The Frankfurt School
The Frankfurt School is/was a school of neo-Marxist critical theory, social research, and philosophy. The grouping emerged at the Institute for Social Research (Institut für Sozialforschung) of the University of Frankfurt am Main in Germany when Max Horkheimer became the Institute's director in 1930. The term "Frankfurt School" is an informal term used to designate the thinkers affiliated with the Institute for Social Research or who were influenced by it. It is not the title of any institution, and the main thinkers of the Frankfurt School did not use the term to describe themselves.

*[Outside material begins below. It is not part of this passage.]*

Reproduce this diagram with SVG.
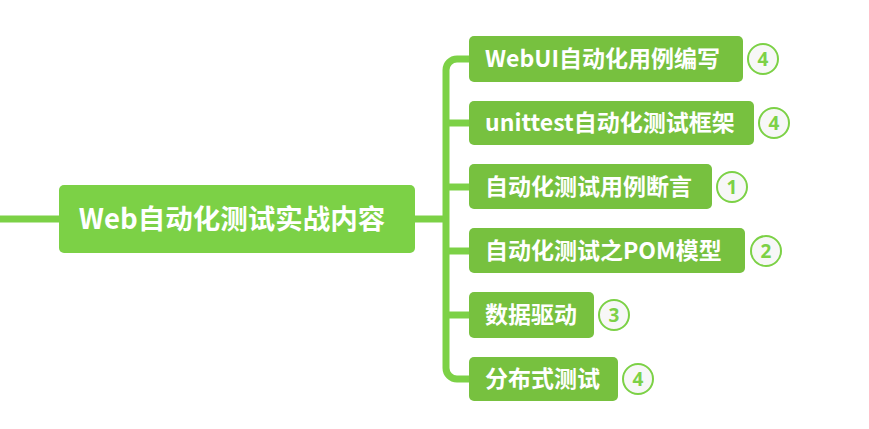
<svg xmlns="http://www.w3.org/2000/svg" width="869" height="429" viewBox="0 0 869 429">
<style>
.ln{fill:none;stroke:#7CD146;stroke-width:7}
.main{fill:#7CD146}
.child{fill:#77C13F}
.t{font-family:"Noto Sans CJK SC","Noto Sans",sans-serif;font-weight:bold;fill:#FFFFFF}
.bd{fill:#F7F7F7;stroke:#7CD146;stroke-width:2}
.bt{font-family:"Noto Sans","Liberation Sans",sans-serif;font-weight:bold;font-size:19px;fill:#7CD146;text-anchor:middle}
</style>
<rect width="869" height="429" fill="#FFFFFF"/>
<g id="connectors">
<line class="ln" x1="0" y1="219" x2="60" y2="219"/>
<line class="ln" x1="414" y1="219" x2="446" y2="219"/>
<path class="ln" d="M470 59 H457 A11 11 0 0 0 446 70 V368 A11 11 0 0 0 457 379 H470"/>
<line class="ln" x1="446" y1="123" x2="470" y2="123"/>
<line class="ln" x1="446" y1="187" x2="470" y2="187"/>
<line class="ln" x1="446" y1="251" x2="470" y2="251"/>
<line class="ln" x1="446" y1="315" x2="470" y2="315"/>
</g>
<g id="root">
<rect class="main" x="59" y="185" width="356" height="68" rx="5"/>
<text class="t" x="232" y="229" font-size="27.5" text-anchor="middle">Web自动化测试实战内容</text>
</g>
<g id="n1">
<rect class="child" x="469" y="36" width="274" height="46" rx="5"/>
<text class="t" x="485" y="67" font-size="23">WebUI自动化用例编写</text>
<circle class="bd" cx="763" cy="59" r="15"/>
<text class="bt" x="763" y="66">4</text>
</g>
<g id="n2">
<rect class="child" x="469" y="101" width="285" height="44" rx="5"/>
<text class="t" x="485" y="131" font-size="23">unittest自动化测试框架</text>
<circle class="bd" cx="774" cy="123" r="15"/>
<text class="bt" x="774" y="130">4</text>
</g>
<g id="n3">
<rect class="child" x="469" y="164" width="243" height="45" rx="5"/>
<text class="t" x="485" y="195" font-size="23">自动化测试用例断言</text>
<circle class="bd" cx="732" cy="187" r="15"/>
<text class="bt" x="732" y="194">1</text>
</g>
<g id="n4">
<rect class="child" x="469" y="228" width="276" height="45" rx="5"/>
<text class="t" x="485" y="259" font-size="23">自动化测试之POM模型</text>
<circle class="bd" cx="766" cy="251" r="15"/>
<text class="bt" x="766" y="258">2</text>
</g>
<g id="n5">
<rect class="child" x="469" y="292" width="125" height="46" rx="5"/>
<text class="t" x="485" y="323" font-size="23">数据驱动</text>
<circle class="bd" cx="614" cy="315" r="15"/>
<text class="bt" x="614" y="322">3</text>
</g>
<g id="n6">
<rect class="child" x="469" y="357" width="149" height="44" rx="5"/>
<text class="t" x="485" y="387" font-size="23">分布式测试</text>
<circle class="bd" cx="638" cy="379" r="15"/>
<text class="bt" x="638" y="386">4</text>
</g>
</svg>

The Frankfurt School gathered together dissident Marxists, severe critics of capitalism who believed that some of Marx's followers had come to parrot a narrow selection of Marx's ideas, usually in defense of orthodox Communist or Social-Democratic parties. Influenced especially by the failure of working-class revolutions in Western Europe after World War I and by the rise of Nazism in an economically and technologically advanced nation (Germany), they took up the task of choosing what parts of Marx's thought might serve to clarify social conditions that Marx himself had never seen. They drew on other schools of thought to fill in Marx's perceived omissions. Max Weber exerted a major influence, as did Sigmund Freud (as in Herbert Marcuse's Freudo-Marxist synthesis in the 1954 work Eros and Civilization).

Their emphasis on the "critical" component of theory was derived significantly from their attempt to overcome the limits of positivism, crude materialism, and phenomenology by returning to Kant's critical philosophy and its successors in German idealism, principally Hegel's philosophy, with its emphasis on negation and contradiction as inherent properties of reality. A key influence also came from the publication in the 1930s of Marx's Economic-Philosophical Manuscripts and The German Ideology, which showed the continuity with Hegelianism that underlay Marx's thought. Marcuse was one of the first to articulate the theoretical significance of these texts.

The Frankfurt School is best known for a style of analysis called "critical theory." Critical theory is indebted to the ideas of German political philosopher Karl Marx in its emphasis on sources of domination and authority in society that impede the possibility of human freedom. It departs from Marxism, however, in locating the sources of domination in the realms of culture and ideology (system of beliefs), not solely in the economic structure of society. Critical theory takes the form of a critique of ideology by attempting to uncover distorting forms of consciousness, or ways of thinking. This technique draws heavily from the model of psychoanalysis proposed by the Austrian physician Sigmund Freud in its attempt to liberate people from illusions and constraints of their own making.